The current outbound market is pegged at 7.5 million, up by 20 per cent from two years ago, and inbound tours have increased by 12 per cent. Riding on a nine per cent economic growth in the country, changing lifestyles and more global exposure, the trend also reflects an economy in which 50 per cent of the population is under 25 years of age.

These new tourists travel light, want some stress busting to make up for aggressive corporate lives and look for comfort, not just old-fashioned sightseeing.

As part of its new marketing strategy to promote individual travel, an expert panel, Kuoni Certified Travellers, is designing new customized packages for the FIT segment. The group has logged 30 per cent growth in customized packages for individual travellers since last year and foresees an onward march.

"Individual holidays are journeys of self discovery for me when I can spend time with myself and reflect on my life," says Aditya Paul, a Mumbai-based model-turned actor.

Paul planned his holiday on the Internet last year, carved an adventure trail from Bangkok to Vietnam by boat and then hopped off to Camodia for the temple circuit.

OP Munjal, director, Vivada Cruises, attributes the spurt in FIT to a maturing market, which is moving from traditional sources of marketing to online hawking, which has grown by 125 per cent over the past year. Travel portals help individual travellers source services and innovate schedules at the best possible prices.

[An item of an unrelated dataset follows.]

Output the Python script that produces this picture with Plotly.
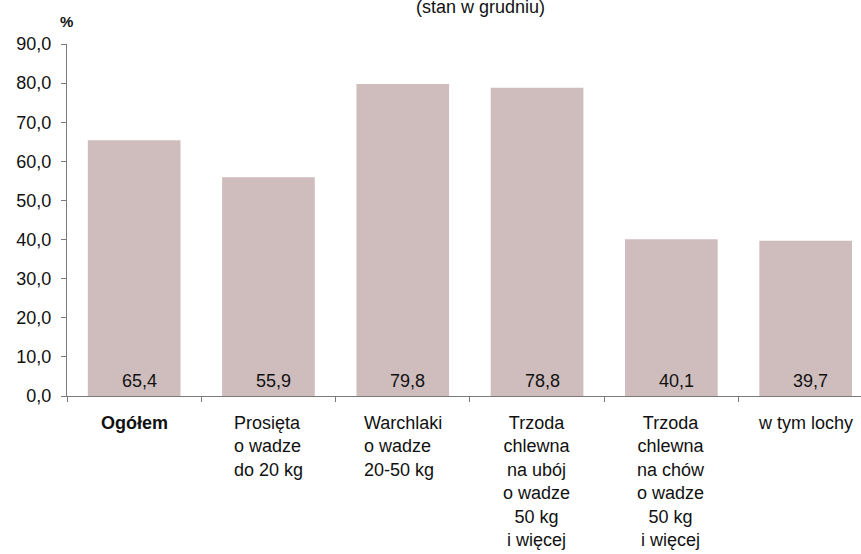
import plotly.graph_objects as go

categories = ["Ogółem", "Prosięta", "Warchlaki", "Trzoda ubój", "Trzoda chów", "w tym lochy"]
category_labels = [
    "<b>Ogółem</b>",
    "Prosięta<br>o wadze<br>do 20 kg",
    "Warchlaki<br>o wadze<br>20-50 kg",
    "Trzoda<br>chlewna<br>na ubój<br>o wadze<br>50 kg<br>i więcej",
    "Trzoda<br>chlewna<br>na chów<br>o wadze<br>50 kg<br>i więcej",
    "w tym lochy",
]
label_align = ["center", "left", "left", "center", "center", "center"]
values = [65.4, 55.9, 79.8, 78.8, 40.1, 39.7]
y_ticks = [0, 10, 20, 30, 40, 50, 60, 70, 80, 90]

FONT = "Liberation Sans, Arial, sans-serif"
FS = 18
AXIS_COLOR = "#7a7a7a"

W, H = 861, 554
L, R, T, B = 67, 0, 44, 158

fig = go.Figure()
fig.add_trace(go.Bar(
    x=categories, y=values, width=0.69,
    marker=dict(color="#CFBDBD", line=dict(width=0)),
    hoverinfo="skip",
))

annotations = []
for c, v in zip(categories, values):
    annotations.append(dict(
        x=c, y=0, xref="x", yref="y", yanchor="middle", yshift=15, xshift=5,
        text=f"{v:.1f}".replace(".", ","), showarrow=False,
        font=dict(family=FONT, size=FS, color="#111111"),
    ))
for c, lab, al in zip(categories, category_labels, label_align):
    annotations.append(dict(
        x=c, y=0, xref="x", yref="paper", yanchor="top", yshift=-15,
        text=lab, align=al, showarrow=False,
        font=dict(family=FONT, size=FS, color="#111111"),
    ))
annotations.append(dict(
    x=(480 - L) / (W - L - R), xref="paper", y=1, yref="paper",
    xanchor="center", yanchor="bottom",
    text="(stan w grudniu)", showarrow=False, yshift=25,
    font=dict(family=FONT, size=FS, color="#111111"),
))
annotations.append(dict(
    x=0, xref="paper", y=1, yref="paper", xanchor="center", yanchor="middle",
    text="<b>%</b>", showarrow=False, yshift=23, xshift=-1,
    font=dict(family=FONT, size=15, color="#111111"),
))

fig.update_layout(
    width=W, height=H,
    margin=dict(l=L, r=R, t=T, b=B, pad=0),
    paper_bgcolor="white", plot_bgcolor="white",
    separators=", ",
    showlegend=False,
    font=dict(family=FONT, size=FS, color="#111111"),
    annotations=annotations,
    xaxis=dict(
        type="category", range=[-0.5, 5.412],
        tickson="boundaries", ticks="outside", ticklen=5, tickcolor=AXIS_COLOR, tickwidth=1,
        showticklabels=False, showline=True, linecolor=AXIS_COLOR, linewidth=1,
        showgrid=False, zeroline=False, fixedrange=True,
    ),
    yaxis=dict(
        range=[0, 90], tickvals=y_ticks, tickformat=".1f",
        ticks="outside", ticklen=5, tickcolor=AXIS_COLOR, tickwidth=1,
        showline=True, linecolor=AXIS_COLOR, linewidth=1,
        showgrid=False, zeroline=False, ticklabelstandoff=6,
        tickfont=dict(family=FONT, size=FS, color="#111111"),
        fixedrange=True,
    ),
)

fig.write_html(
    "out.html",
    config={"displayModeBar": False, "staticPlot": True},
    post_script="document.body.style.margin='0';document.body.style.overflow='hidden';",
)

Consequently, river cruises, rural tourism and spiritual and wellness odysseys are climbing inbound popularity charts. For instance, Cox and Kings’, an FIT portal, takes care of airlines, hotels and attraction bookings worldwide with scope for tweaking itineraries.

The government is also on an overdrive to lure the foreign tourist. It has relaxed via procurement norms, especially in Europe, where embassies have outsourced jobs locally to meet a 48-hour clearance deadline. Five-year tourist visas with multiple entries have also opened floodgates for Indophiles. "Now, I am even pushing for visas on arrival," says Union Tourism Minister Ambika Soni.

Kuoni sees 35-40 per cent growth in health holidays, spiritual getaways, adventure and wildlife tourism in the FIT niche over the next two years. At present, the average holiday duration of the individual foreign tourist in India is the highest in the world, exceeding 27 days in non-tourist packages and 14 days in holiday deals.

WTM Global Travel Trends lists individual travellers into two categories: the adventurers and singletons scouting for mates on holidays. The concept is fundamentally American.

"They are mostly second-time travellers, who have either visited India or have been abroad once as part of group charters and want to do it on their own the next time around. Most of them are affluent and well-informed, and they background schedules on the Internet," says Arup Sen, executive director, Cox and Kings, which has clocked 30 per cent growth in the FIT segment since last summer.